Ceux qui voudront se faire une idée plus précise de la nature particulière de ce livre, peuvent se reporter aux deux extraits que j’ai rassemblés dans le PDF qu’ils pourront ouvrir en cliquant dans l’image ci-contre. D’abord le récit de la promenade que pouvait faire Caroline à partir de son logement aujourd’hui disparu de la Leutragasse. Puis celui de la première rencontre entre Dorothea Veit – autre intéressante figure de femme – avec Goethe un jour qu’on pourrait finalement dire ordinaire à Iéna.



[1] Qui porte ici les noms de son père et de celui de ses trois maris successifs.

[2] « Ce groupe extraordinaire de vingt – ou trente – rebelles comptait Novalis, le poète énigmatique qui jouait avec la mort et les ténèbres, Johann Gottlieb Fichte, le philosophe bourru qui mit le Moi au centre de son œuvre, et les frères Schlegel, Friedrich et August Wilhelm, tous deux écrivains et critiques brillants, le premier aussi impétueux et colérique que le second était mesuré. Il y avait Dorothea Veit, écrivaine dont la liaison avec Friedrich Schlegel, beaucoup plus jeune qu’elle, scandalisa la haute société berlinoise. À Iéna vivait aussi Friedrich Schelling, un philosophe lunatique qui étudiait la relation entre l’individu et la nature. Ainsi que le dramaturge le plus révolutionnaire d’Allemagne, Friedrich Schiller, un aimant qui attira la jeune génération mais qui fut aussi une cause de discorde.

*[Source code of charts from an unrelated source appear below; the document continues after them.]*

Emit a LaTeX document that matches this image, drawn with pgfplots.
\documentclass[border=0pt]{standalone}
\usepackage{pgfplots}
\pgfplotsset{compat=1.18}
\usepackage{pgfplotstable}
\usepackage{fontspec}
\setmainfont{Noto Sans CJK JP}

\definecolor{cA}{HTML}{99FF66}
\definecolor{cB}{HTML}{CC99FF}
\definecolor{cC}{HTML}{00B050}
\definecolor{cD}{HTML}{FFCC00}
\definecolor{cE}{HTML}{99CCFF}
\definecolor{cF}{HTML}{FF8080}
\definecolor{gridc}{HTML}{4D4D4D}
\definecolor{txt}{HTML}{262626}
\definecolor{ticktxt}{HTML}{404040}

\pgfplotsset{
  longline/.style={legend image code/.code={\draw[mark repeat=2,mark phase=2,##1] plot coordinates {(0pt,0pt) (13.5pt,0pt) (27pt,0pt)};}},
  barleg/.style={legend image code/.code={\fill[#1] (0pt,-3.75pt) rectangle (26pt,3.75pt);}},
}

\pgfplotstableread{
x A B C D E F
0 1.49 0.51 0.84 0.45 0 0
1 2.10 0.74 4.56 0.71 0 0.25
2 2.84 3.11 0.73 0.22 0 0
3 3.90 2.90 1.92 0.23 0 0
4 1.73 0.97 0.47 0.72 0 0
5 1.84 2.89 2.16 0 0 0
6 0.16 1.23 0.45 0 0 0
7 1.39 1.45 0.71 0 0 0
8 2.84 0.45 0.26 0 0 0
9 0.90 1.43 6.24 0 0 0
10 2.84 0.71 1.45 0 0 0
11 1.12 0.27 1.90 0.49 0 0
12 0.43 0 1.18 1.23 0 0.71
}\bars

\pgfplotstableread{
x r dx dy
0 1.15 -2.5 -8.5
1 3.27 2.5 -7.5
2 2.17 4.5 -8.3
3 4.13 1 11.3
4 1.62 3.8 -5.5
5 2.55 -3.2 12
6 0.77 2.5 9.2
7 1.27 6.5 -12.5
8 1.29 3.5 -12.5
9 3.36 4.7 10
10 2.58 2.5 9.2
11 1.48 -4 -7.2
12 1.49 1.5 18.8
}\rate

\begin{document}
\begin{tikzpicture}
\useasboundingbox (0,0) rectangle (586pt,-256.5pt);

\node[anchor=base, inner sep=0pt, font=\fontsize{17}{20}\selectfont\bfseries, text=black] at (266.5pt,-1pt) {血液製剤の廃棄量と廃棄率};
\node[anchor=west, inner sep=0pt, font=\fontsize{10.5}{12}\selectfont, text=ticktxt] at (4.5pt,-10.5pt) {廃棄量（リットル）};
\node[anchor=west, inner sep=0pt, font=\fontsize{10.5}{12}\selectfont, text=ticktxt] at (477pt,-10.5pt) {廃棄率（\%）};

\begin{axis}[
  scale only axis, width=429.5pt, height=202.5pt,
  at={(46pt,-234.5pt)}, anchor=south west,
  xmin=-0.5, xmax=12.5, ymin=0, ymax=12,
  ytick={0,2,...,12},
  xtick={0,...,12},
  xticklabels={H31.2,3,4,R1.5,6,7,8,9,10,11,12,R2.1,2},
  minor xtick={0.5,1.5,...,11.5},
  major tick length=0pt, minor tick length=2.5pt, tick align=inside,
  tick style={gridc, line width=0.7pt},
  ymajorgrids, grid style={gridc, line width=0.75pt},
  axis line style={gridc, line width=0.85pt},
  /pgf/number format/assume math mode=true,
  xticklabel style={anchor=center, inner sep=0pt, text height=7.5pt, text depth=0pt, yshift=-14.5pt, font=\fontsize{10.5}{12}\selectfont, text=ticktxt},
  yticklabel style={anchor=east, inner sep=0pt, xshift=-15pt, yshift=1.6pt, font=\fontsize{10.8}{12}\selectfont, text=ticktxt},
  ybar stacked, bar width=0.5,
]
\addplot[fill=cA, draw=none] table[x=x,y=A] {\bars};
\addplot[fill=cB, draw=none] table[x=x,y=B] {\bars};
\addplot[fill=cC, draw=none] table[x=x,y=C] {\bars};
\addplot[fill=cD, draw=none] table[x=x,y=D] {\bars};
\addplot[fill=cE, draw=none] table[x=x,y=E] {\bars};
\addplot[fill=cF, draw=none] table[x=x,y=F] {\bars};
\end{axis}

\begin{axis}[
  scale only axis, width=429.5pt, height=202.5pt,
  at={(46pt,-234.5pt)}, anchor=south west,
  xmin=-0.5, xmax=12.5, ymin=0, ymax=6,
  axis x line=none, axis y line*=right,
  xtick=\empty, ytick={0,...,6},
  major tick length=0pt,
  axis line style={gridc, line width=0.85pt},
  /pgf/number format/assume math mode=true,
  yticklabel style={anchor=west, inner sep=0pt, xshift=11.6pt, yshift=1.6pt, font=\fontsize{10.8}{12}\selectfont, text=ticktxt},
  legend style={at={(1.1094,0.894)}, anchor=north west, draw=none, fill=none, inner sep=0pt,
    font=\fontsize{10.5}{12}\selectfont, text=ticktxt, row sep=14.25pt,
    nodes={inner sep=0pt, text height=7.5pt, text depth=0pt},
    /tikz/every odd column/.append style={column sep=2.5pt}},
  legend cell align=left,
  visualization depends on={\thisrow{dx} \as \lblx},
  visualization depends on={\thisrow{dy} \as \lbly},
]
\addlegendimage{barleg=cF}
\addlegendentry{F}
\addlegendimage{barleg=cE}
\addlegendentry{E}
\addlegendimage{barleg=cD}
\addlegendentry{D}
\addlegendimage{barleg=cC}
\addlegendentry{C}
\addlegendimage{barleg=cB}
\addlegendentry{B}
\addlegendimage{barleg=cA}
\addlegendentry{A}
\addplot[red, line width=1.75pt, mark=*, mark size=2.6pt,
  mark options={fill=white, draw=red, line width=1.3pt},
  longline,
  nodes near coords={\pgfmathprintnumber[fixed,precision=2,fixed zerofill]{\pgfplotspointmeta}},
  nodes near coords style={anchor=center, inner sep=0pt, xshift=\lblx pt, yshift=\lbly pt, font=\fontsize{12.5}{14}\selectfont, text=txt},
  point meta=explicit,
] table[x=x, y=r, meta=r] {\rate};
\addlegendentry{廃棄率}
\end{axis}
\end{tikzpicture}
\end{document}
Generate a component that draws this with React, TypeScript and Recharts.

À la périphérie du groupe, on trouvait Georg Wilhelm Friedrich Hegel, un des philosophes les plus influents de tous les temps, et une autre fratrie – Wilhelm et Alexander von Humboldt, le premier un linguiste talentueux, fondateur de l’université de Berlin, et le second un scientifique-explorateur intrépide et visionnaire. Et, au centre de cette galaxie de beaux esprits, il y avait Johann Wolfgang von Goethe, l’illustre poète allemand. Plus âgé et plus célèbre, Goethe devint pour le groupe une sorte de parrain austère et bienveillant. Jouant souvent le rôle d’arbitre, il se sentait inspiré par leurs idées novatrices et radicales, et les jeunes gens l’adulaient. Goethe était leur dieu et ils le mirent sur un piédestal. […]

Ce groupe d’écrivains, de poètes et de penseurs changea la façon dont nous concevons le monde en plaçant le Moi au centre de tout. Ce faisant, ils libérèrent les esprits du corset des doctrines, des règles et des injonctions. On les dénomma les « jeunes romantiques ». En fait, ils furent les premiers à se servir du terme « romantique » dans leurs écrits, lançant le romantisme sur la scène internationale en donnant au mouvement non seulement un nom et un projet, mais aussi un cadre intellectuel. » A. Wulf, Prologue des Rebelles magnifiques.

[3] Et dont il faut aussi comprendre qu’il est le fruit d’une interrogation et d’une quête personnelles qu’elle présente d’ailleurs dans son prologue.

[4] Fille d’un grand intellectuel des Lumières, qui lui ouvrit très tôt son imposante bibliothèque, Caroline maîtrisait parfaitement l’anglais, le français et l’italien . Elle était lectrice assidue de Shakespeare, de Milton, de Pope, de Hume, mais tout aussi férue de littérature allemande contemporaine.